Aim of the task. Quote all of the data that follows exactly as written, skipping the images.

......

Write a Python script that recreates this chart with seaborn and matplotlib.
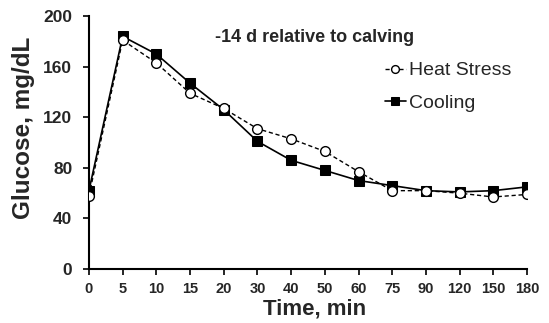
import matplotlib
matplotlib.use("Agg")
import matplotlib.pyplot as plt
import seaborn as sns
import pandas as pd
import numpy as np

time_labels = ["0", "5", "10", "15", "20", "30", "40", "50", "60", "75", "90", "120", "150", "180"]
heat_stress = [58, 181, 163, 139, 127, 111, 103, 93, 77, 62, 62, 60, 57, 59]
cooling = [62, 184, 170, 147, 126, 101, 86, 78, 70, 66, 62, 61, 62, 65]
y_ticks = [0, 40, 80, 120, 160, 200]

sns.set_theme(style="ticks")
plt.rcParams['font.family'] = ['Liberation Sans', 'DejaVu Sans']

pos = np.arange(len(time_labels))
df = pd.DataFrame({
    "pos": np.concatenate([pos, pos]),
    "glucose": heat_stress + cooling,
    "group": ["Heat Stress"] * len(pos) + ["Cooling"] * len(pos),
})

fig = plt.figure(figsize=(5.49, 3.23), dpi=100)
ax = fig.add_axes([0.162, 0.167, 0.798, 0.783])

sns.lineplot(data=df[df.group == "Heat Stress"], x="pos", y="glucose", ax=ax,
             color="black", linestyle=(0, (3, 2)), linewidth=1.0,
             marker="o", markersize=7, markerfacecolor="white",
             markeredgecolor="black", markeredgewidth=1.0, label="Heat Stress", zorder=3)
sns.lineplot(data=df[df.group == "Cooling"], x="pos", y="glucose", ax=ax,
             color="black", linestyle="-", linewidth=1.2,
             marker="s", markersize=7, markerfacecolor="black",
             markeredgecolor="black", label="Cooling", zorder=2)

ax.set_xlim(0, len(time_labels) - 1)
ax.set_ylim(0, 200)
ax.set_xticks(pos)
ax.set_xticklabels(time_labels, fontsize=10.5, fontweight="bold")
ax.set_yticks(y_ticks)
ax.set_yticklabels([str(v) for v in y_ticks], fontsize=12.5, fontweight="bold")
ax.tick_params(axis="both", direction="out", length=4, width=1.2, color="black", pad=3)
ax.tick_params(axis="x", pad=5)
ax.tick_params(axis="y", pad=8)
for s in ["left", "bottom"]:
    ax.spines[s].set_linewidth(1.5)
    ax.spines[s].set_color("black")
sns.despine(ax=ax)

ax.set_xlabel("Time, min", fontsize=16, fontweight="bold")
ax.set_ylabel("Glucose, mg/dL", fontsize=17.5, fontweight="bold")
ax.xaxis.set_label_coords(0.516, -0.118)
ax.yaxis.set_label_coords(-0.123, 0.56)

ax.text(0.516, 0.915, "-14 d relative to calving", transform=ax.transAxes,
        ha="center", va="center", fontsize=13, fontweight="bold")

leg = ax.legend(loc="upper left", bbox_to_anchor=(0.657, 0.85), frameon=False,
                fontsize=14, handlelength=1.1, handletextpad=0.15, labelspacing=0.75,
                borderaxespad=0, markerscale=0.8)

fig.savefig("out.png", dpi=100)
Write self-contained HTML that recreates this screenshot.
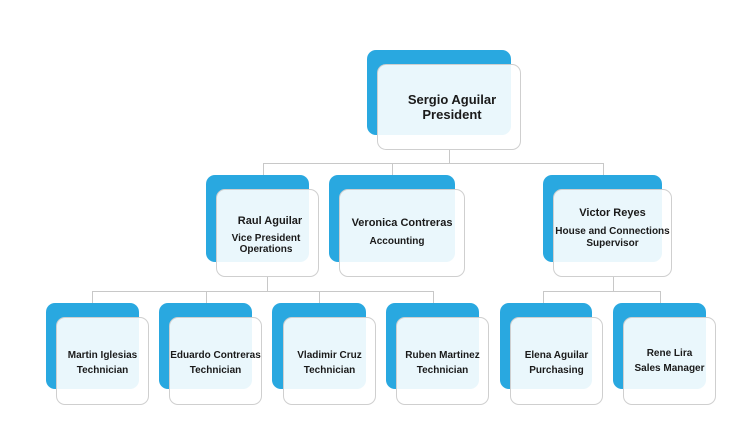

......

Exercise result.
Write a Python script that recreates this chart with seaborn and matplotlib.
import matplotlib
matplotlib.use("Agg")
import matplotlib.pyplot as plt
import seaborn as sns
import pandas as pd
import numpy as np

time_labels = ["0", "5", "10", "15", "20", "30", "40", "50", "60", "75", "90", "120", "150", "180"]
heat_stress = [58, 181, 163, 139, 127, 111, 103, 93, 77, 62, 62, 60, 57, 59]
cooling = [62, 184, 170, 147, 126, 101, 86, 78, 70, 66, 62, 61, 62, 65]
y_ticks = [0, 40, 80, 120, 160, 200]

sns.set_theme(style="ticks")
plt.rcParams['font.family'] = ['Liberation Sans', 'DejaVu Sans']

pos = np.arange(len(time_labels))
df = pd.DataFrame({
    "pos": np.concatenate([pos, pos]),
    "glucose": heat_stress + cooling,
    "group": ["Heat Stress"] * len(pos) + ["Cooling"] * len(pos),
})

fig = plt.figure(figsize=(5.49, 3.23), dpi=100)
ax = fig.add_axes([0.162, 0.167, 0.798, 0.783])

sns.lineplot(data=df[df.group == "Heat Stress"], x="pos", y="glucose", ax=ax,
             color="black", linestyle=(0, (3, 2)), linewidth=1.0,
             marker="o", markersize=7, markerfacecolor="white",
             markeredgecolor="black", markeredgewidth=1.0, label="Heat Stress", zorder=3)
sns.lineplot(data=df[df.group == "Cooling"], x="pos", y="glucose", ax=ax,
             color="black", linestyle="-", linewidth=1.2,
             marker="s", markersize=7, markerfacecolor="black",
             markeredgecolor="black", label="Cooling", zorder=2)

ax.set_xlim(0, len(time_labels) - 1)
ax.set_ylim(0, 200)
ax.set_xticks(pos)
ax.set_xticklabels(time_labels, fontsize=10.5, fontweight="bold")
ax.set_yticks(y_ticks)
ax.set_yticklabels([str(v) for v in y_ticks], fontsize=12.5, fontweight="bold")
ax.tick_params(axis="both", direction="out", length=4, width=1.2, color="black", pad=3)
ax.tick_params(axis="x", pad=5)
ax.tick_params(axis="y", pad=8)
for s in ["left", "bottom"]:
    ax.spines[s].set_linewidth(1.5)
    ax.spines[s].set_color("black")
sns.despine(ax=ax)

ax.set_xlabel("Time, min", fontsize=16, fontweight="bold")
ax.set_ylabel("Glucose, mg/dL", fontsize=17.5, fontweight="bold")
ax.xaxis.set_label_coords(0.516, -0.118)
ax.yaxis.set_label_coords(-0.123, 0.56)

ax.text(0.516, 0.915, "-14 d relative to calving", transform=ax.transAxes,
        ha="center", va="center", fontsize=13, fontweight="bold")

leg = ax.legend(loc="upper left", bbox_to_anchor=(0.657, 0.85), frameon=False,
                fontsize=14, handlelength=1.1, handletextpad=0.15, labelspacing=0.75,
                borderaxespad=0, markerscale=0.8)

fig.savefig("out.png", dpi=100)
Write self-contained HTML that recreates this screenshot.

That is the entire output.